Y es precisamente esa sensación de trascendencia la que da equilibrio. No porque borre los problemas, sino porque cambia la manera de enfrentarlos.
Mientras el mundo grita, la fe susurra: “No estás solo.”

La necesidad de perdón y reconciliación

Todo ser humano carga con errores, culpas y heridas no resueltas.

La iglesia, en su dimensión simbólica, ofrece un lenguaje para procesarlas: el perdón.
No se trata sólo de una práctica religiosa, sino de una herramienta psicológica poderosa que permite cerrar ciclos.

Confesarse, orar o pedir perdón no siempre implica un acto ritualista, sino una decisión interior de liberación.
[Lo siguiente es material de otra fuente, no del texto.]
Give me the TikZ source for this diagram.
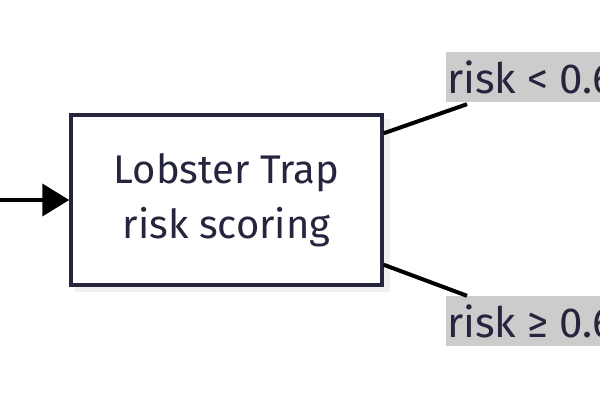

En un mundo donde la culpa muchas veces se arrastra en silencio o se disfraza de indiferencia, la posibilidad de redimirse se vuelve sanadora.

De ahí que muchos busquen en el templo no tanto la absolución divina, sino la reconciliación consigo mismos.

La fe, en su mejor versión, enseña que nadie está condenado a su pasado, y que incluso el error puede transformarse en un nuevo punto de partida.

Las raíces como brújula cultural

No hay búsqueda de sentido sin memoria.
Para muchos, la iglesia representa una continuidad con la historia familiar y cultural.
Volver a ella es, de alguna forma, regresar a los valores que nos formaron o a las voces que nos guiaron de niños.

Esa conexión con lo ancestral otorga estabilidad emocional. Mientras el mundo cambia a ritmo vertiginoso, los templos permanecen en pie, recordando que la humanidad siempre necesitó símbolos, cantos, rituales y esperanza.

Incluso los más escépticos admiten que la religión, con sus luces y sombras, ha sido un motor de cohesión y significado colectivo.
Sin ella, buena parte de lo que entendemos como civilización sería incomprensible.

Más allá del dogma

Lo interesante de esta reflexión no es defender una institución, sino comprender por qué sigue siendo necesaria para muchos.
En la medida en que la sociedad se fragmenta, crece el número de personas que buscan en la fe lo que el mundo digital, el consumo o la política ya no les ofrecen: dirección, esperanza, humanidad.

Quizás el fenómeno no deba interpretarse como un retroceso, sino como una corrección natural del alma.

Un recordatorio de que la tecnología puede avanzar sin límites, pero el corazón humano sigue necesitando un norte, una comunidad y una razón para creer.

Síntesis: El eco interior

Cuando alguien entra a una iglesia, no necesariamente busca a Dios.
A veces busca escucharse a sí mismo en el único lugar donde el silencio aún tiene sentido.

La fe, con toda su diversidad de formas, sigue siendo una de las respuestas más antiguas y efectivas al desconcierto moderno.

Tal vez no todos los templos guarden la verdad, pero todos recuerdan algo esencial: Que el ser humano no se salva solo, y que la dirección que tanto anhela empieza por reconocer su propia necesidad de trascender.